With all of these fan artists, we are internet strangers, but there was a time when we loved the same thing. We poured our time and energy and creativity and fragile pieces of our hearts into our art and cosplays and fanworks. I started doing digital art at all because I was inspired by other people’s lyricstucks and wanted to make my own. These days, I’m not particularly involved in fandom and am lucky if I post fan art once a year, but I’m carrying the memories of our community, our passion and absurdity, the skills and songs I learned because of them, with me, and I think of it with great fondness.
Yesterday, someone reblogged a lyricstuck from homestucksongcomics and I got a notification about it. This particular lyricstuck was from a deactivated blog, but wasn’t under a read more so we had the whole thing preserved. They tagged it: #my art #archive #god i missed this. It was the original artist, reblogging their old art onto their new blog. I don’t know when it was originally posted, but we had reblogged it in 2014. It had been almost ten years.
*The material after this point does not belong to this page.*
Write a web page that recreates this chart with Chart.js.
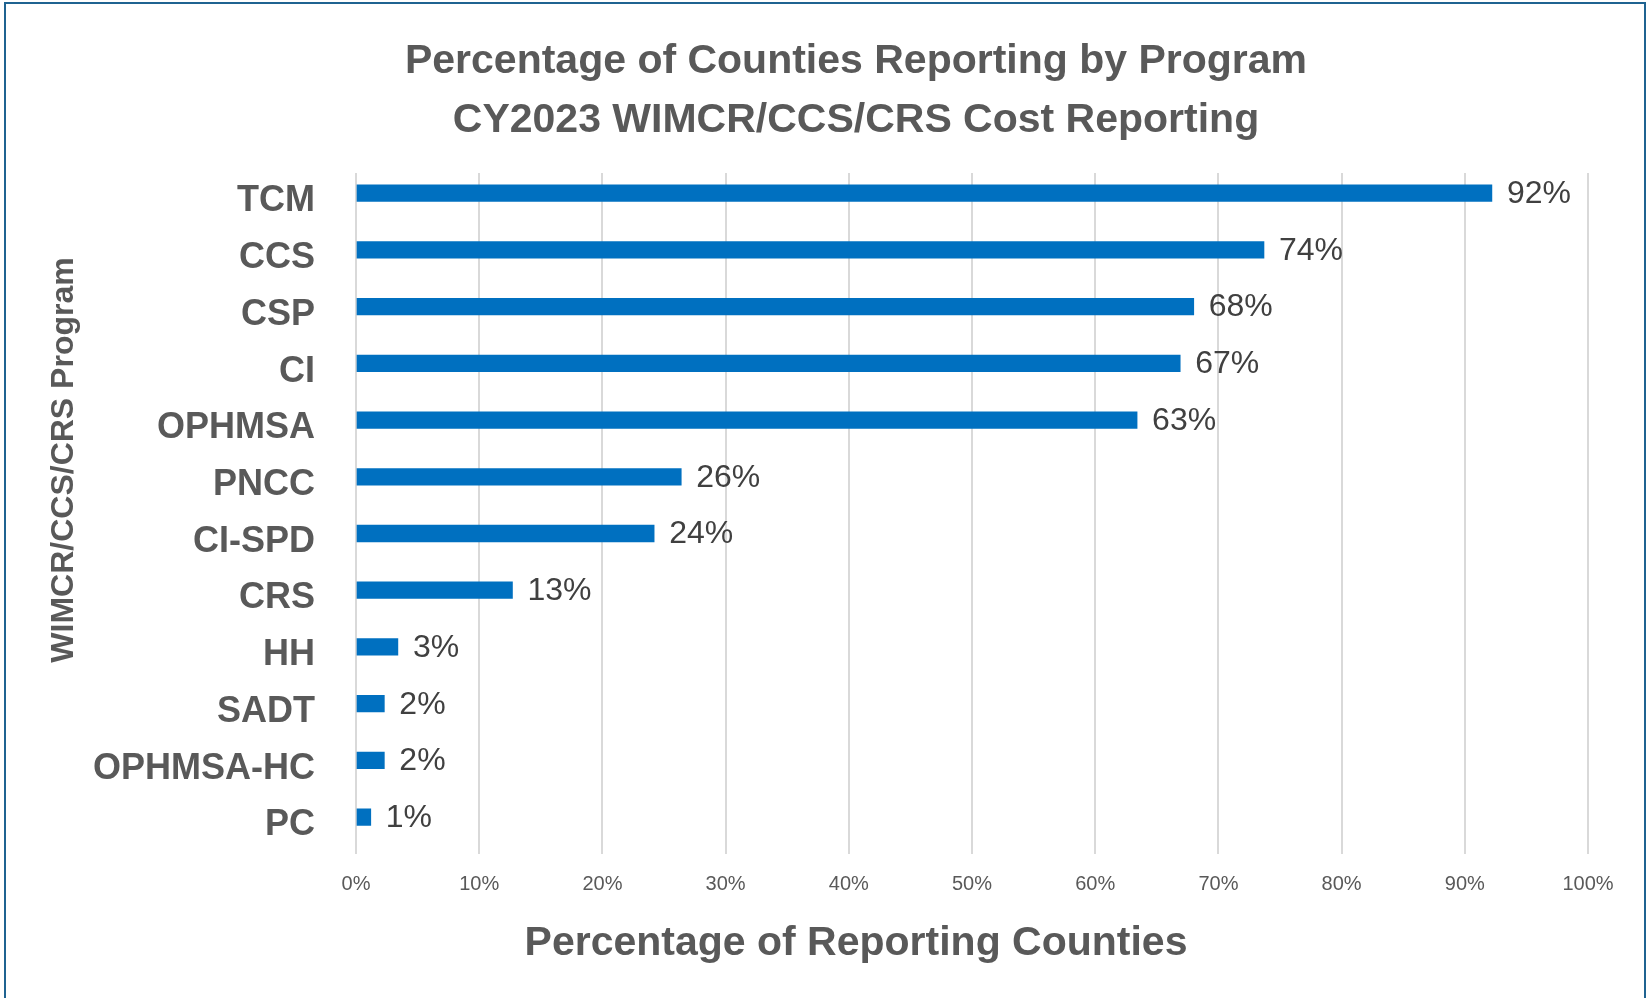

I guess this all is to say, I missed this too. We’ve all grown and changed in that time, and a lot of us have packed up and moved on and it will never be what it once was, but let’s not erase what we shared. My first lyricstuck did not get many notes and its art is borderline embarrassing; you will recall it was essentially my first digital art project. I can’t imagine anyone would miss it if it went anywhere, but it will be staying up.